Versorgung und Endlagerung ungelöst

Gleichwohl gibt es berechtigte Zweifel hinsichtlich einer Rückkehr zur Atomenergie. Die bei Umfragen bekundete Begeisterung für Atomstrom würde sich rasch ins Gegenteil verkehren, wenn neue AKW-Standorte gesucht würden – erst recht beim ersten Zwischenfall mit entweichender Radioaktivität. Volkes Wille ist in dieser Hinsicht ziemlich wetterwendisch.

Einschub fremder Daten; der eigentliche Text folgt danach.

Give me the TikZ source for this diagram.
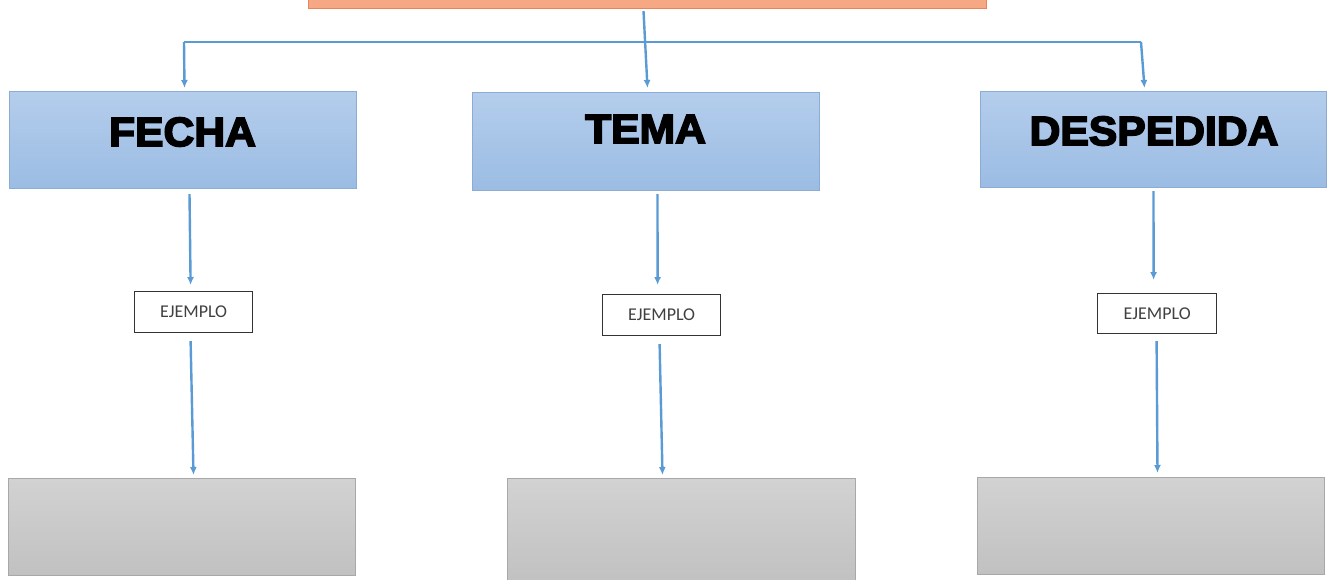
\documentclass[tikz,border=0pt]{standalone}
\usepackage{fontspec}
\setmainfont{Liberation Sans}
\newfontfamily\headfont[FakeBold=4,FakeStretch=1.04]{Liberation Sans Bold}
\newfontfamily\smallfont{Carlito}
\usetikzlibrary{arrows.meta}
\definecolor{arrowblue}{RGB}{91,155,213}
\definecolor{bluetop}{RGB}{180,205,236}
\definecolor{bluebot}{RGB}{155,188,227}
\definecolor{blueedge}{RGB}{140,172,212}
\definecolor{graytop}{RGB}{210,210,210}
\definecolor{graybot}{RGB}{193,193,193}
\definecolor{grayedge}{RGB}{168,168,168}
\definecolor{orangefill}{RGB}{246,168,132}
\definecolor{orangeedge}{RGB}{232,132,92}
\begin{document}
\begin{tikzpicture}[x=1pt,y=-1pt,
  bluebox/.style={draw=blueedge, line width=1pt, top color=bluetop, bottom color=bluebot, anchor=north west, inner sep=0pt},
  graybox/.style={draw=grayedge, line width=1pt, top color=graytop, bottom color=graybot, anchor=north west, inner sep=0pt},
  exbox/.style={draw=black!80, line width=1.2pt, fill=white, anchor=north west, inner sep=0pt, font=\smallfont\fontsize{18}{18}\selectfont, text=black!75},
  headtext/.style={font=\headfont\fontsize{41}{41}\selectfont, text=black},
  link/.style={draw=arrowblue, line width=2.4pt},
  arr/.style={link, -{Latex[length=8pt,width=7pt]}}
]
\useasboundingbox (0,0) rectangle (1333,579);
\clip (0,0) rectangle (1333,579);
\fill[white] (0,0) rectangle (1333,579);

% top orange box
\node[draw=orangeedge, line width=1pt, fill=orangefill, anchor=south west, minimum width=678pt, minimum height=40pt, inner sep=0pt] (head) at (308,9) {};

% blue boxes
\node[bluebox, minimum width=347pt, minimum height=97pt] (fecha) at (9,91) {};
\node[bluebox, minimum width=347pt, minimum height=98pt] (tema) at (472,92) {};
\node[bluebox, minimum width=346pt, minimum height=96pt] (desp) at (980,91) {};
\node[headtext] (tfecha) at (182.5,132) {FECHA};
\node[headtext] (ttema) at (645.5,129) {TEMA};
\node[headtext] (tdesp) at (1154,131) {DESPEDIDA};

% ejemplo boxes
\node[exbox, minimum width=118pt, minimum height=41pt] (ej1) at (134,291) {EJEMPLO};
\node[exbox, minimum width=118pt, minimum height=41pt] (ej2) at (602,294) {EJEMPLO};
\node[exbox, minimum width=119pt, minimum height=40pt] (ej3) at (1097,293) {EJEMPLO};

% gray boxes
\node[graybox, minimum width=347pt, minimum height=97pt] (g1) at (8,478) {};
\node[graybox, minimum width=348pt, minimum height=104pt] (g2) at (507,478) {};
\node[graybox, minimum width=347pt, minimum height=97pt] (g3) at (977,477) {};

% top connectors
\coordinate (bl) at (184,42);
\coordinate (br) at (1141,42);
\draw[arr] ([xshift=-4pt,yshift=-2pt]head.south) -- ([xshift=1.5pt,yshift=4pt]tema.north);
\draw[link] (bl) -- (br);
\draw[arr] (bl) -- ([xshift=1.5pt,yshift=3pt]fecha.north);
\draw[arr] (br) -- ([xshift=-9pt,yshift=3pt]desp.north);

% lower connectors
\draw[arr] ([xshift=6.5pt,yshift=-5pt]fecha.south) -- ([xshift=-3pt,yshift=6pt]ej1.north);
\draw[arr] ([xshift=-3pt,yshift=-8pt]ej1.south) -- ([xshift=11.5pt,yshift=3pt]g1.north);
\draw[arr] ([xshift=11.5pt,yshift=-3pt]tema.south) -- ([xshift=-4pt,yshift=9pt]ej2.north);
\draw[arr] ([xshift=-2pt,yshift=-8pt]ej2.south) -- ([xshift=-19pt,yshift=3pt]g2.north);
\draw[arr] ([xshift=0pt,yshift=-3pt]desp.south) -- ([xshift=-3.5pt,yshift=13pt]ej3.north);
\draw[arr] ([xshift=-0.5pt,yshift=-7pt]ej3.south) -- ([xshift=6.5pt,yshift=4pt]g3.north);
\end{tikzpicture}
\end{document}
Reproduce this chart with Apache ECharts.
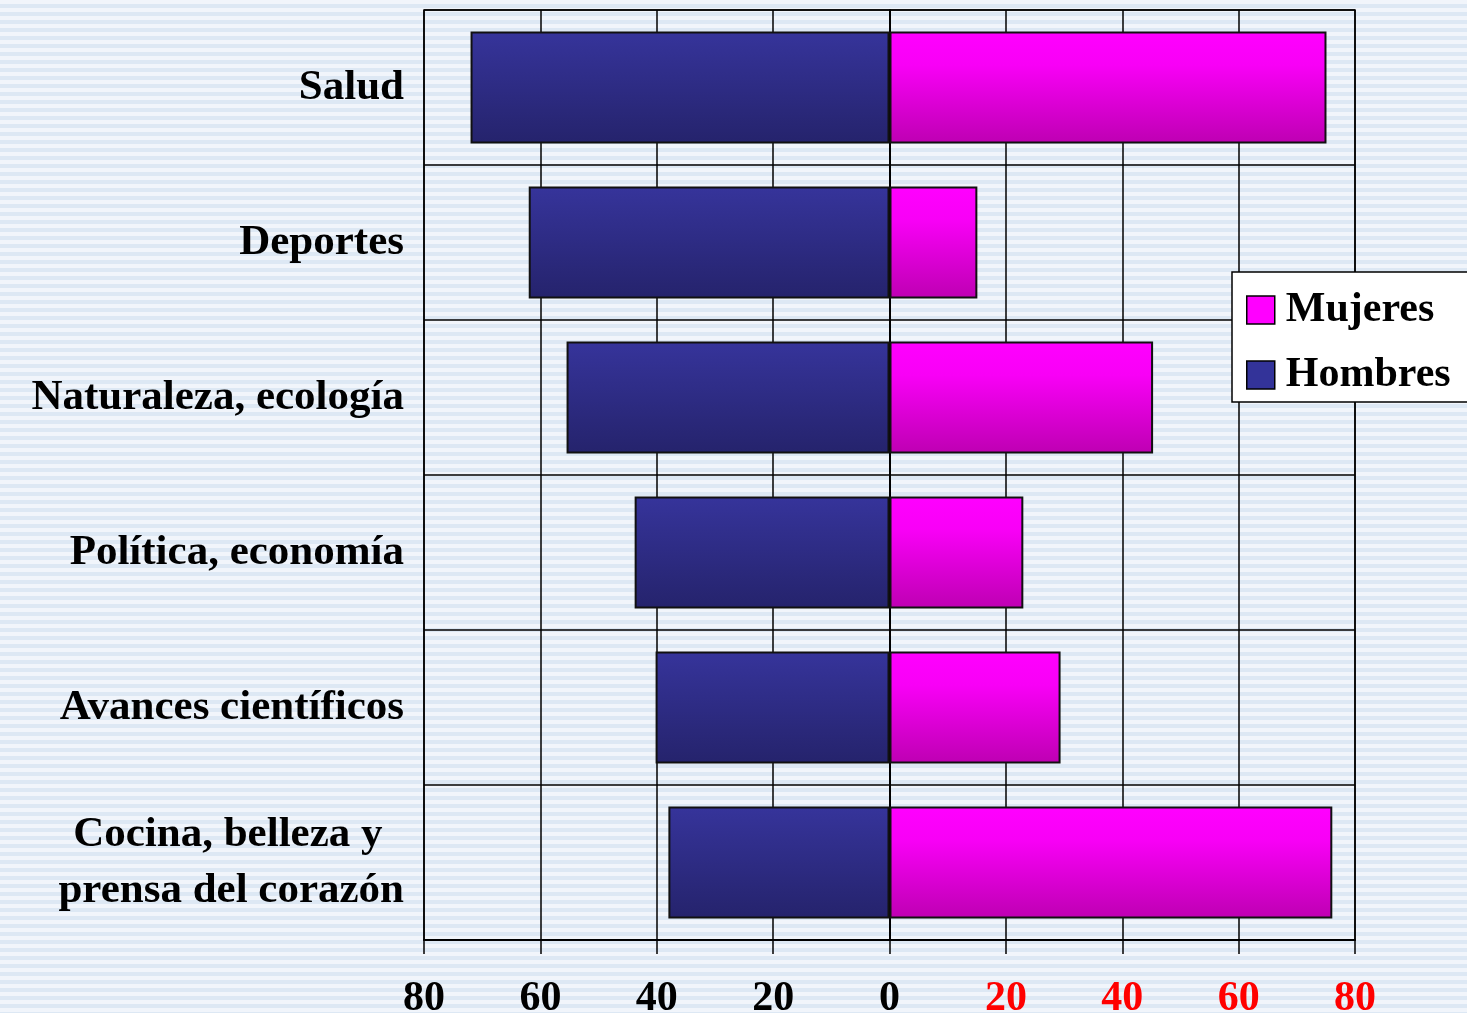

Der Bau von AKWs ist zudem langwierig und überaus teuer. Ganz zu schweigen von den Hinterlassenschaften nuklearer Stromproduktion. Es wird noch Jahre, eher Jahrzehnte dauern, bis überhaupt nur feststeht, wo sie bleiben sollen. Auch in dieser Hinsicht hechelt die Politik den Erfordernissen weit hinterher. Insofern bedeutet ein Jahr ohne Atomstrom noch lange nicht, dass Deutschland sich aus dem Atomzeitalter verabschiedet hätte. Das ist eine grüne Illusion.